BioVis 2012: Highlights from the 2nd Symposium on Biological Data Visualization

Fig 2 Lindow et al BMC Bioinformatics 2013 14(Suppl 19)S5

As the volume of research data increases so does its complexity, and with it the need to find sophisticated solutions for visualisation. In this guest post, Nils Gehlenborg, one of the General Chairs of the organizing committee of the BioVis 2012 Symposium, guides us through some highlights from last year’s meeting. Published as a new Supplement in BMC Bioinformatics, this collection of articles brings together six of the meeting’s most notable submissions, and is co-edited by Organising Committee members Miriah Meyer and Jan Aerts.

Novel approaches for visualization of biological data are becoming ever more relevant in a time when data sets are rapidly growing in size and heterogeneity. Given the complexity of the challenges that are arising from these developments, it is clear that expertise from both the computational biology community and the visualization community is needed to evolve the field of biological data visualization. The Symposium on Biological Data Visualization (BioVis) plays a crucial role in this effort by acting as a catalyst for new collaborations, knowledge transfer, and ultimately scientific progress.

I am excited to see the Highlights from the 2nd Symposium on Biological Data Visualization published in BMC Bioinformatics. Thanks to the hard work of the authors, BioVis program and publication chairs, reviewers, sponsors, and the editorial staff at BMC Bioinformatics, papers based on the best submissions to BioVis 2012 are now available under an open-access license. The methods and tools described in these papers were presented at the BioVis symposium in Seattle in late 2012, and selected for their important contributions to the field biological data visualization.

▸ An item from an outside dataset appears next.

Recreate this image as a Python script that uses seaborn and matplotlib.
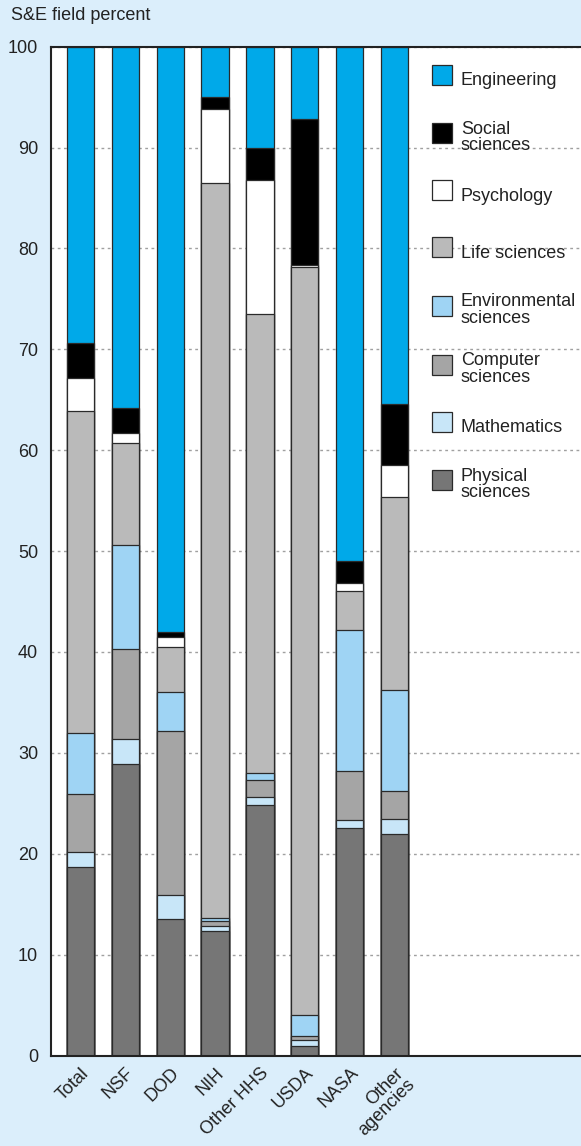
import matplotlib
matplotlib.use("Agg")
import matplotlib.pyplot as plt
import matplotlib.transforms as mtransforms
from matplotlib.lines import Line2D
import numpy as np
import pandas as pd
import seaborn as sns

# Federal academic S&E obligations by field, percent of each agency's total
agencies = ["Total", "NSF", "DOD", "NIH", "Other HHS", "USDA", "NASA", "Other\nagencies"]

physical      = [18.7, 28.9, 13.5, 12.3, 24.8, 0.9, 22.6, 22.0]
mathematics   = [1.5, 2.5, 2.4, 0.5, 0.8, 0.6, 0.7, 1.4]
computer      = [5.7, 8.9, 16.3, 0.5, 1.7, 0.4, 4.9, 2.8]
environmental = [6.1, 10.3, 3.8, 0.3, 0.7, 2.1, 14.0, 10.0]
life          = [31.9, 10.1, 4.5, 72.9, 45.5, 74.2, 3.8, 19.2]
psychology    = [3.3, 1.0, 1.0, 7.3, 13.3, 0.2, 0.8, 3.1]
social        = [3.4, 2.5, 0.5, 1.2, 3.2, 14.4, 2.2, 6.1]
engineering   = [29.4, 35.8, 58.0, 5.0, 10.0, 7.2, 51.0, 35.4]

# stacking order, bottom to top
fields = ["Physical\nsciences", "Mathematics", "Computer\nsciences",
          "Environmental\nsciences", "Life sciences", "Psychology",
          "Social\nsciences", "Engineering"]
series = [physical, mathematics, computer, environmental, life,
          psychology, social, engineering]
colors = ["#767676", "#c8e6f8", "#a5a5a5", "#9fd4f4", "#bababa",
          "#ffffff", "#000000", "#00a9e9"]

y_ticks = list(range(0, 101, 10))

plt.rcParams["font.family"] = ["Liberation Sans", "DejaVu Sans"]
plt.rcParams["text.color"] = "#222222"

W, H = 581, 1146
fig = plt.figure(figsize=(W / 100, H / 100), dpi=100)
fig.patch.set_facecolor("#dbeefb")
ax = fig.add_axes([50.5 / W, (H - 1055.5) / H, (W - 50.5) / W, (1055.5 - 46.7) / H])
ax.set_facecolor("white")

df = pd.DataFrame({"agency": agencies})
cum = np.cumsum(np.array(series), axis=0)

# draw cumulative heights from the top layer down so each segment shows
for i in range(len(fields) - 1, -1, -1):
    df["top"] = cum[i]
    sns.barplot(data=df, x="agency", y="top", order=agencies, color=colors[i],
                saturation=1, width=0.61, edgecolor="#2a2a2a", linewidth=0.9,
                ax=ax, zorder=2)

ax.set_xlim(-0.669, 11.16)
ax.set_ylim(0, 100)
ax.set_xlabel("")
ax.set_ylabel("")

ax.set_yticks(y_ticks)
ax.set_yticklabels([str(t) for t in y_ticks], fontsize=13)
ax.tick_params(axis="y", length=0, pad=9, colors="#222222")

ax.set_xticks(range(len(agencies)))
ax.set_xticklabels(agencies, fontsize=13, rotation=45, ha="right", va="top",
                   rotation_mode="anchor", linespacing=0.95)
ax.tick_params(axis="x", length=0, pad=6.5, colors="#222222")

ax.yaxis.grid(True, linestyle=(0, (2, 2.5)), color="#a0a0a0", linewidth=1)
ax.xaxis.grid(False)
ax.set_axisbelow(True)

for side in ["left", "bottom", "top"]:
    ax.spines[side].set_color("#222222")
    ax.spines[side].set_linewidth(1.5)
ax.spines["right"].set_visible(False)

fig.text(11 / W, 1 - 15 / H, "S&E field percent", ha="left", va="center",
         fontsize=13)

handles = [Line2D([], [], marker="s", linestyle="none", markersize=14.4,
                  markerfacecolor=c, markeredgecolor="#2a2a2a",
                  markeredgewidth=0.9)
           for c in colors[::-1]]
leg = ax.legend(handles, fields[::-1], loc="upper left",
                bbox_to_anchor=(431 / W, 1 - 64 / H),
                bbox_transform=fig.transFigure, frameon=False, fontsize=13,
                handlelength=1.2, handleheight=2.3, labelspacing=1.41,
                handletextpad=0.45, borderpad=0, borderaxespad=0)
for t in leg.get_texts():
    t.set_linespacing(0.95)

fig.savefig("out.png", dpi=100, facecolor=fig.get_facecolor())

Given the challenges ahead, it does not come as a surprise that the recent BioVis 2013 symposium at the IEEE VIS conference in Atlanta was also very well received. The need to advance biological data visualization in both the visualization and the computational biology communities is reflected in the growing number of participants in meetings like BioVis, as well as the increasing number of research publications and commentaries published on the topic in both the computer science and the biology literature.

To further promote the cross-disciplinary dialogue in biological data visualization, BioVis 2014 will move from the IEEE VIS conference to ISMB, the world’s premier conference on computational biology. If visualization of biological data is a challenge that you are facing or problem that you are working on, then make sure to mark your calendar for ISMB 2014 in Boston. The meeting is scheduled for July 11 and 12.

Fig 1 Strauch et al BMC Bioinformatics 2013 14(Suppl 19)S6

Nils Gehlenborg is a Research Associate in the Park Lab at the Center for Biomedical Informatics at Harvard Medical School and an Associated Researcher in the Cancer Program at the Broad Institute of MIT and Harvard.

Miriah Meyer is an Assistant Professor in the School of Computing at the University of Utah, and Jan Aerts is an Assistant Professor at the Faculty of Engineering at Leuven University, Belgium.

BioVis 2012 – the 2nd IEEE Symposium on Biological Data Visualization – was held in Seattle, WA, USA from 14-15 October 2012. The conference aimed at “bringing together researchers from the visualization, bioinformatics, and biology communities to establish an interdisciplinary dialogue and to promote the sharing of expertise, between both meeting participants and the communities at large. The meeting is intended to educate, inspire, and engage visualization researchers in problems in biological data visualization, as well as bioinformatics and biology researchers in state-of-the-art visualization research.”